As for the 100 page giant's initial press release promise of including "Classic Tales from DC’s Deep History", the Swamp Thing Halloween Special finally lived up to that by having the original Swamp Thing short story from House of Mystery #92 and the O'Neil-Adams Batman story from Batman #252. I would love to see more Silver and Bronze Age material, if not Golden Age as well, in future issues of the 100 page line. 

One thing I'm realizing I really like about the Swamp Thing 100-pager, as opposed to DC's Halloween specials that they've released for the last 10 years or so, including last week's Cursed Comics Cavalcade -- a variety or story lengths. With the Swamp Thing book, we get the opening 12-pager, some quick 6- and 8-pagers, and then two full-length tales before wrapping up with the classic Swamp Thing origin 8-pager. With the all-new anthologies, the short length lets a lot of creators participate, but it also means the stories tend to have a similar rhythm -- compact and tight and eager to get to the twist. The longer stories have more room to breathe, and the set a mood. It's nice to break up the rat-a-tat-tat  rhythm of the short stories. 

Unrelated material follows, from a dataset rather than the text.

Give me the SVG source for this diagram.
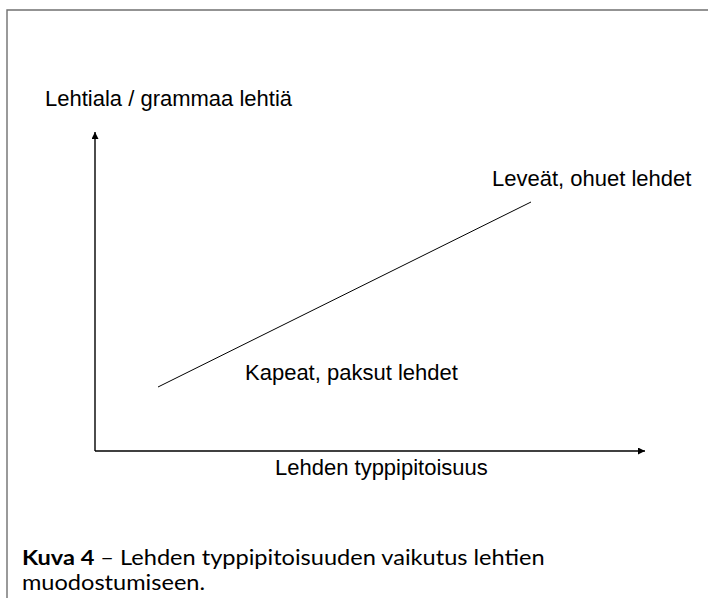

Since I finally read it (well, almost all of it), let me wholeheartedly recommend the Swamp Thing 100-Page Halloween Horror special. The new 12-pager is good, I like most of the shorts, too, and you never go wrong with Neal Adams on Batman -- but the Aquaman/Demon team-up, "Night Gods," by JMS and Jesus Saiz from their run on Brave & the Bold, is one of DC's all-time horror classics. If you missed it when it first appeared, run out and get this book. It's worth the price of admission by itself. 

Is it just me, or did DC skip the regular quartet this month in favor of the Swamp Thing Halloween Special, because I've been unable to locate the fourth issue of any title yet.

They were all pushed back -- until tomorrow, was the last date we were given. No idea if that had anything to do with the Swamp Thing book; my suspicion* is that it has an oblique connection to the fracas surrounding the Bat-Penis, and Walmart wanted to be assured of no "surprises." Which is ridiculous, but I find the whole thing ridiculous. 

I heard someone speculate that it might be the ad for the Black Label "Batman: White Knight" on the back of the book that's the problem, post-Bat-penis, and the books were pulped and reprinted with a new ad. I guess we'll see when they come out.